THE REQUEST:
Report how many lines below contain the word "this", and give only that number.

DATA PROVIDED:
/---

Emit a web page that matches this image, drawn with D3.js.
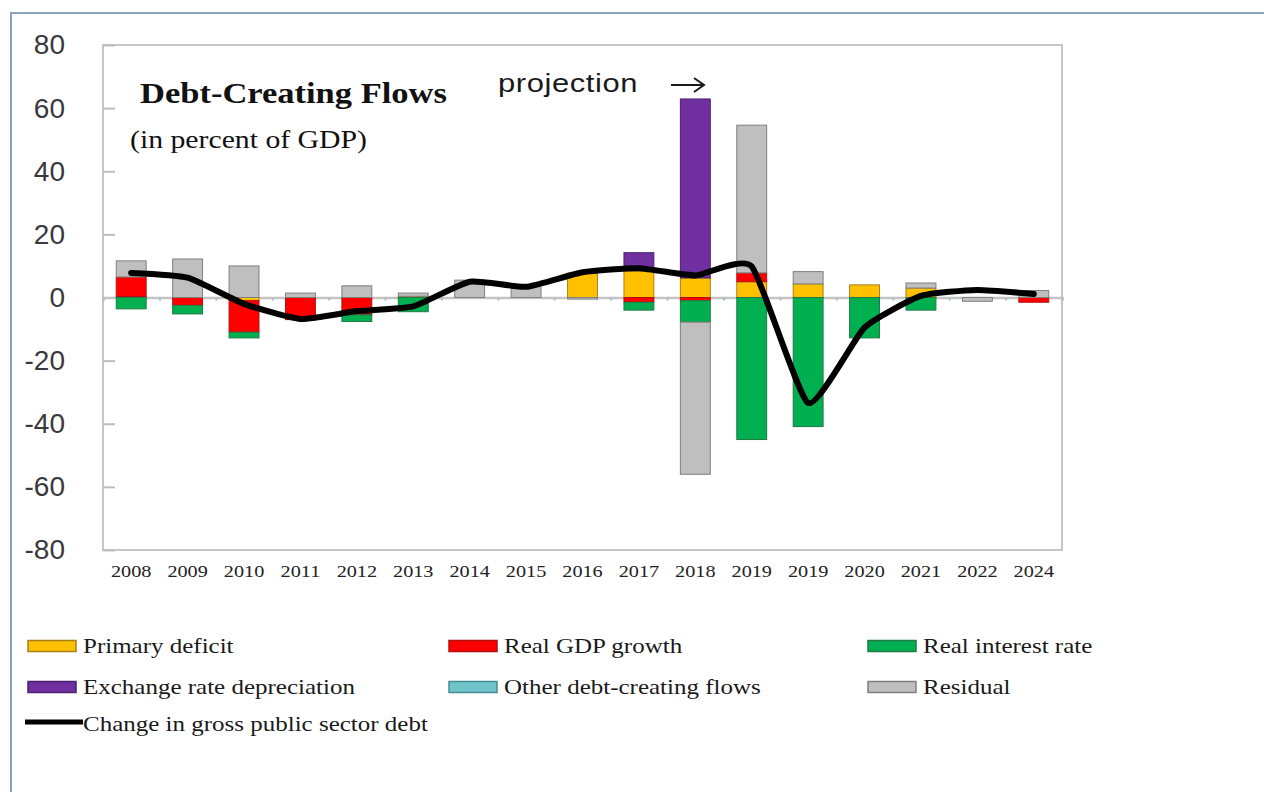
<!DOCTYPE html>
<html>
<head>
<meta charset="utf-8">
<script src="https://cdn.jsdelivr.net/npm/d3@7"></script>
<style>
  body { margin: 0; background: #fff; }
  svg { display: block; }
</style>
</head>
<body>
<svg id="chart" width="1264" height="792"></svg>
<script>
// ---- data (percent of GDP) ----
const years = ["2008","2009","2010","2011","2012","2013","2014","2015","2016","2017","2018","2019","2019","2020","2021","2022","2024"];
const primaryDeficit   = [0.3, 0, -1, 0, 0, 0.4, 0, 0, 7.7, 8.5, 6.2, 5, 4.3, 4, 3, 0, 0];
const realGdpGrowth    = [6.2, -2.5, -10, -7, -5.5, 0, 0, 0, 0, -1.5, -1, 2.8, 0, 0, 0, 0, -1.5];
const realInterestRate = [-3.6, -2.7, -1.8, 0, -2.1, -4.5, 0, 0, 0, -2.5, -6.8, -45, -40.9, -12.8, -4, 0, 0];
const exchangeRateDep  = [0, 0, 0, 0, 0, 0, 0, 0, 0, 5.7, 56.7, 0, 0, 0, 0, 0, 0];
const otherFlows       = [0, 0, 0, 0, 0, 0, 0, 0, 0, 0, 0, 0, 0, 0, 0, 0, 0];
const residual         = [5.1, 12.2, 10, 1.4, 3.7, 1.0, 5.5, 4, -0.5, 0, -48.2, 46.8, 3.9, 0, 1.6, -1.2, 2.2];
const debtChange       = [7.8, 6.3, -2, -6.8, -4.3, -2.8, 5, 3.4, 8, 9.3, 7, 9.8, -33.4, -9.5, 0.5, 2.4, 1.1];
const yTicks = [-80, -60, -40, -20, 0, 20, 40, 60, 80];

const seriesNames = ["Primary deficit", "Real GDP growth", "Real interest rate",
  "Exchange rate depreciation", "Other debt-creating flows", "Residual"];
const seriesValues = [primaryDeficit, realGdpGrowth, realInterestRate, exchangeRateDep, otherFlows, residual];
const seriesFill   = ["#ffc000", "#ff0000", "#00b050", "#7030a0", "#70c4cc", "#bfbfbf"];
const seriesStroke = ["#a8801a", "#b01010", "#1f7a45", "#4a2070", "#4a8a92", "#7f7f7f"];
const lineName = "Change in gross public sector debt";

// ---- layout ----
const svg = d3.select("#chart");
const plot = { left: 103, right: 1062, top: 45, bottom: 550 };
const serifStretch = 1.19;

const x = d3.scaleBand()
  .domain(d3.range(years.length))
  .range([plot.left, plot.right])
  .paddingInner(0.47)
  .paddingOuter(0.235);
const y = d3.scaleLinear().domain([-80, 80]).range([plot.bottom, plot.top]);

// outer frame
svg.append("path")
  .attr("d", "M11,792 V13 H1264")
  .attr("fill", "none")
  .attr("stroke", "#8ea2bb")
  .attr("stroke-width", 2);

// plot area box
svg.append("rect")
  .attr("x", plot.left).attr("y", plot.top)
  .attr("width", plot.right - plot.left).attr("height", plot.bottom - plot.top)
  .attr("fill", "#fff")
  .attr("stroke", "#c6c6c6")
  .attr("stroke-width", 2);

// value axis: inward ticks, labels set out to the left
const yAxis = svg.append("g")
  .attr("transform", `translate(${plot.left},0)`)
  .call(d3.axisLeft(y).tickValues(yTicks).tickSizeInner(-12).tickSizeOuter(0)
    .tickPadding(38).tickFormat(d => String(d)));
yAxis.select(".domain").remove();
yAxis.selectAll(".tick line").attr("stroke", "#bdbdbd").attr("stroke-width", 2);
yAxis.selectAll(".tick text")
  .attr("font-family", "'Liberation Sans', Arial, sans-serif")
  .attr("font-size", 28)
  .attr("fill", "#3a3a3a");

// category axis along zero, with boundary ticks
const xEdge = d3.scaleLinear().domain([0, years.length]).range([plot.left, plot.right]);
const zeroAxis = svg.append("g")
  .attr("transform", `translate(0,${y(0)})`)
  .call(d3.axisBottom(xEdge).tickValues(d3.range(years.length + 1)).tickSize(3).tickFormat(""));
zeroAxis.select(".domain").attr("stroke", "#c4c4c4").attr("stroke-width", 2.5);
zeroAxis.selectAll(".tick line").attr("stroke", "#a9bccb").attr("stroke-width", 2);

// category labels under the box
const xAxis = svg.append("g")
  .attr("transform", `translate(0,${plot.bottom})`)
  .call(d3.axisBottom(x).tickSize(0).tickFormat(i => years[i]));
xAxis.select(".domain").remove();
xAxis.selectAll(".tick text")
  .attr("y", 27).attr("dy", 0)
  .attr("transform", `scale(${serifStretch},1)`)
  .attr("font-family", "'Liberation Serif', 'Times New Roman', serif")
  .attr("font-size", 17)
  .attr("fill", "#222");

// stacked bars
const rows = years.map((_, i) => {
  const r = { i };
  seriesNames.forEach((name, k) => { r[name] = seriesValues[k][i]; });
  return r;
});
const stacked = d3.stack().keys(seriesNames).offset(d3.stackOffsetDiverging)(rows);

svg.append("g").selectAll("g")
  .data(stacked)
  .join("g")
    .attr("fill", (d, k) => seriesFill[k])
    .attr("stroke", (d, k) => seriesStroke[k])
    .attr("stroke-width", 1)
  .selectAll("rect")
  .data(d => d.filter(p => p[1] !== p[0]))
  .join("rect")
    .attr("x", p => x(p.data.i))
    .attr("width", x.bandwidth())
    .attr("y", p => y(Math.max(p[0], p[1])))
    .attr("height", p => Math.abs(y(p[0]) - y(p[1])));

// change in debt line
const line = d3.line()
  .x((d, i) => x(i) + x.bandwidth() / 2)
  .y(d => y(d))
  .curve(d3.curveCardinal.tension(0.5));
svg.append("path")
  .datum(debtChange)
  .attr("d", line)
  .attr("fill", "none")
  .attr("stroke", "#000")
  .attr("stroke-width", 6)
  .attr("stroke-linecap", "round")
  .attr("stroke-linejoin", "round");

// titles
const serif = "'Liberation Serif', 'Times New Roman', serif";
svg.append("text")
  .attr("transform", `translate(140,103) scale(${serifStretch},1)`)
  .attr("font-family", serif).attr("font-weight", "bold").attr("font-size", 29)
  .attr("fill", "#111")
  .text("Debt-Creating Flows");
svg.append("text")
  .attr("transform", `translate(130,148) scale(${serifStretch},1)`)
  .attr("font-family", serif).attr("font-size", 25)
  .attr("fill", "#111")
  .text("(in percent of GDP)");

svg.append("text")
  .attr("transform", `translate(498,92) scale(${serifStretch},1)`)
  .attr("font-family", "'Liberation Sans', Arial, sans-serif").attr("font-size", 26)
  .attr("letter-spacing", 0.5)
  .attr("fill", "#1a1a1a")
  .text("projection");
svg.append("path")
  .attr("d", "M671,85 H703 M694,78 L704,85 L694,92")
  .attr("fill", "none").attr("stroke", "#1a1a1a").attr("stroke-width", 2);

// legend
const legendCols = [28, 449, 868];
const legendRows = [646, 687, 723];
const legend = svg.append("g");
seriesNames.forEach((name, k) => {
  const lx = legendCols[k % 3], ly = legendRows[Math.floor(k / 3)];
  legend.append("rect")
    .attr("x", lx).attr("y", ly - 5.5).attr("width", 48).attr("height", 11)
    .attr("fill", seriesFill[k]).attr("stroke", seriesStroke[k]).attr("stroke-width", 1.5);
  legend.append("text")
    .attr("transform", `translate(${lx + 55},${ly + 7}) scale(${serifStretch},1)`)
    .attr("font-family", serif).attr("font-size", 21).attr("fill", "#1a1a1a")
    .text(name);
});
legend.append("line")
  .attr("x1", 25).attr("x2", 83)
  .attr("y1", legendRows[2] - 1).attr("y2", legendRows[2] - 1)
  .attr("stroke", "#000").attr("stroke-width", 5);
legend.append("text")
  .attr("transform", `translate(83,${legendRows[2] + 8}) scale(${serifStretch},1)`)
  .attr("font-family", serif).attr("font-size", 21).attr("fill", "#1a1a1a")
  .text(lineName);
</script>
</body>
</html>
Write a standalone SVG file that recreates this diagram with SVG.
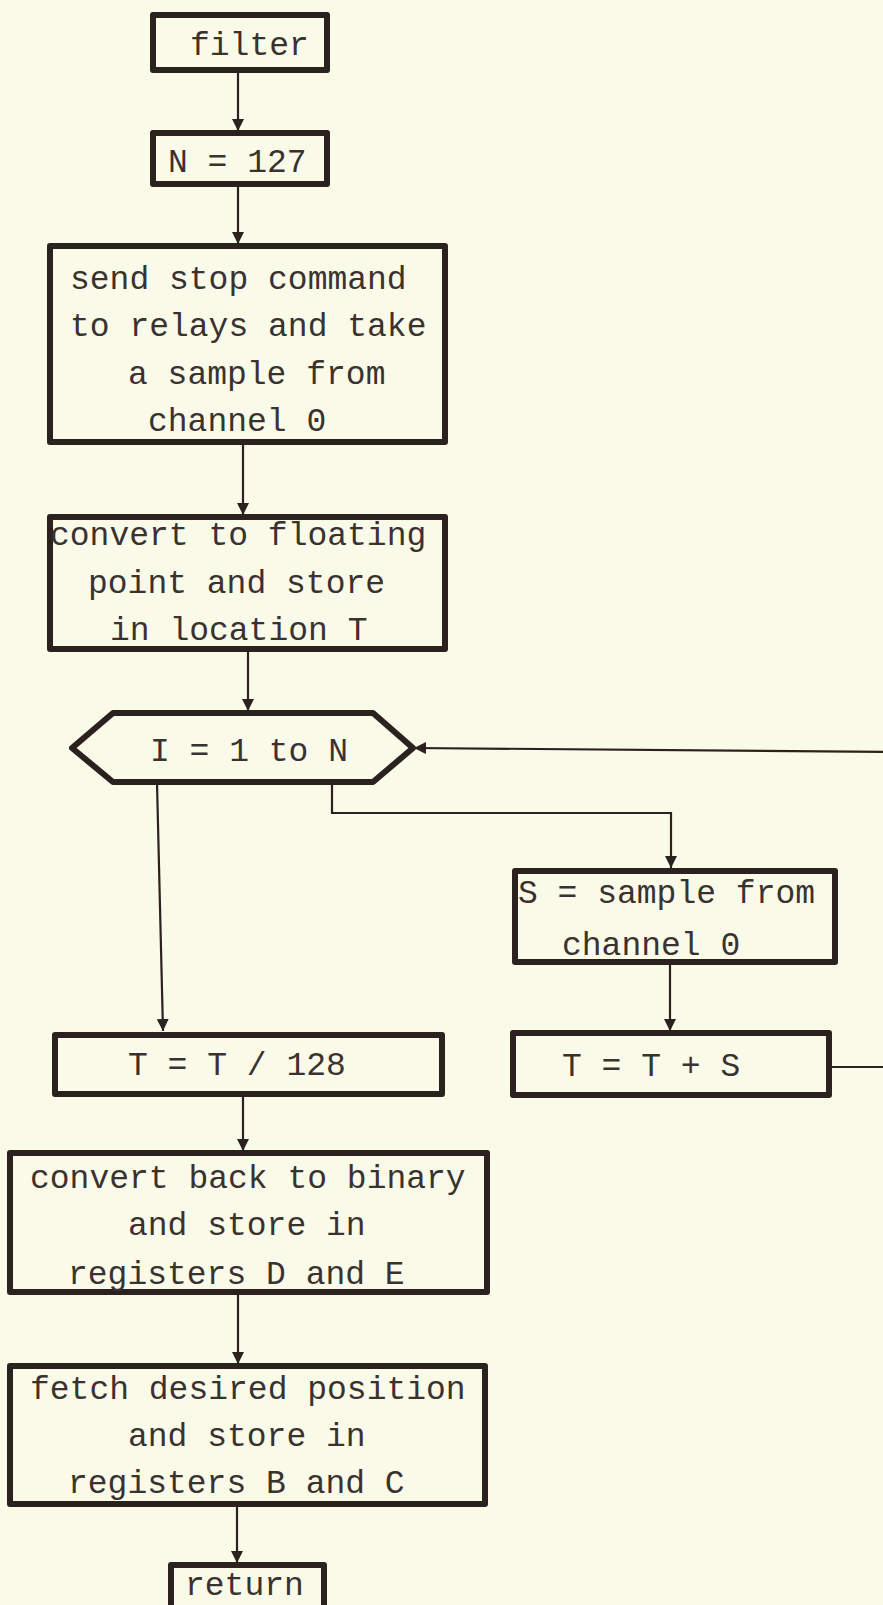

\---

RESPONSE TO THE EXERCISE:
2